Audit your digital environment. How many apps do you actually need? Consolidate where you can. Keep your phone out of reach while working on your computer. Disable nonessential notifications so you’re not jerked between platforms.

If you can’t control the number of tools, control how you use them: dedicate windows of time to each rather than hopping constantly.

3. Use Microtransitions to Shift Between Roles

Re-build boundaries between your identities by creating microtransitions that can help you more smoothly segue between your different roles. After work, and before you go home, take a short walk or meditate in the driveway for a few minutes. If you work from home, go to the gym at the end of your work day or change your clothes before you shift into leisure time. Rituals help your mind switch cleanly rather than carry the residue of one role into the next.

I highly recommend listening to this podcast episode about microtransitions to learn how to create them and how they can improve your life.

Embrace Single-Thread Living

If everyone seems tired and burnt out these days, it’s often not because we’re trying to do too much, but how frequently we’re changing what we’re doing.

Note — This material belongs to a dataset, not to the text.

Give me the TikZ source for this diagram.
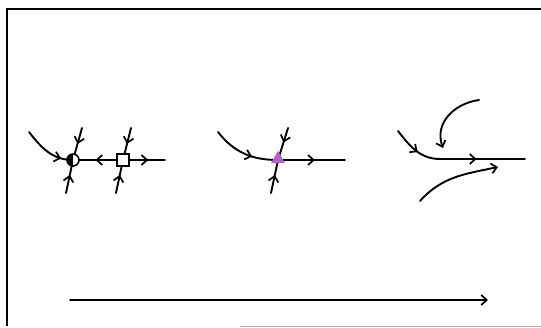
\documentclass[tikz,border=0pt]{standalone}
\usepackage{tikz}
\usetikzlibrary{arrows.meta,decorations.markings,shapes.geometric}

\tikzset{
    flow/.style={line width=1.9pt,line cap=round},
    tip/.style={-{Straight Barb[length=5.5pt,width=10pt,line width=1.7pt]}},
    midarrow/.style={postaction={decorate},decoration={markings,
        mark=at position #1 with {\arrow{Straight Barb[length=5.5pt,width=10pt,line width=1.7pt]}}}},
    halfnode/.style={circle,draw,line width=1.6pt,fill=white,minimum size=12pt,inner sep=0pt,
        path picture={\fill[black] (path picture bounding box.north) rectangle (path picture bounding box.south west);}},
    boxnode/.style={rectangle,draw,line width=1.6pt,fill=white,minimum size=11.5pt,inner sep=0pt},
    cusp/.style={regular polygon,regular polygon sides=3,minimum size=16pt,inner sep=0pt,
        fill={rgb,255:red,182;green,95;blue,207}}
}

\begin{document}
\begin{tikzpicture}[x=1pt,y=1pt]
    \useasboundingbox (0,0) rectangle (541,327);
    % frame
    \draw[line width=2pt] (7,1) -- (7,318) -- (548,318);
    \draw[black!30,line width=1pt] (240,0.5) -- (541,0.5);

    % first pair: half-filled point and square point
    \coordinate (c1) at (73,167);
    \coordinate (s1) at (123,167);
    \coordinate (e1) at (165,167);
    \coordinate (a1) at (29,195);
    \coordinate (t1) at (82,199);
    \coordinate (b1) at (66,134);
    \coordinate (t2) at (131,199);
    \coordinate (b2) at (116,134);
    \draw[flow,midarrow=0.78] (a1) to[out=-52,in=180] (c1);
    \draw[flow,midarrow=0.55] (s1) -- (c1);
    \draw[flow,midarrow=0.6] (s1) -- (e1);
    \draw[flow,midarrow=0.5] (t1) -- (c1);
    \draw[flow,midarrow=0.55] (b1) -- (c1);
    \draw[flow,midarrow=0.5] (t2) -- (s1);
    \draw[flow,midarrow=0.55] (b2) -- (s1);
    \node[halfnode] (sad1) at (c1) {};
    \node[boxnode] (sad2) at (s1) {};

    % second: triangle point
    \coordinate (p2) at (278,167);
    \coordinate (a2) at (218,195);
    \coordinate (e2) at (345,167);
    \coordinate (t3) at (288,199);
    \coordinate (b3) at (271,134);
    \draw[flow,midarrow=0.62] (a2) to[out=-52,in=180] (p2);
    \draw[flow,midarrow=0.55] (p2) -- (e2);
    \draw[flow,midarrow=0.45] (t3) -- (p2);
    \draw[flow,midarrow=0.55] (b3) -- (p2);
    \node[cusp] (tri) at (278,168) {};

    % third: after the point has gone
    \coordinate (a3) at (398,196);
    \coordinate (m3) at (440,168);
    \coordinate (e3) at (525,168);
    \coordinate (u3) at (479,227);
    \coordinate (v3) at (443,179);
    \coordinate (l3) at (420,126);
    \coordinate (r3) at (498,160);
    \draw[flow,midarrow=0.55] (a3) to[out=-52,in=180] (m3);
    \draw[flow,midarrow=0.43] (m3) -- (e3);
    \draw[flow,tip] (u3) to[out=188,in=110,looseness=1.1] (v3);
    \draw[flow,tip] (l3) to[out=48,in=192] (r3);

    % long arrow
    \coordinate (z0) at (70,27);
    \coordinate (z1) at (488,27);
    \draw[flow,tip] (z0) -- (z1);
\end{tikzpicture}
\end{document}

Every switch carries a cost. Our focus gets fragmented, our attention is pulled in too many directions, and we never fully inhabit our current context. We end up mentally blitzed and do everything in a mediocre way.

Doing our best work, and having enough surplus mental fuel to fill our lives with more than work, requires choosing fewer contexts at a time — less frenetic switching and more steady investing. It requires staying put mentally long enough for depth to form, remembering that it’s only in the deeps that the good stuff happens.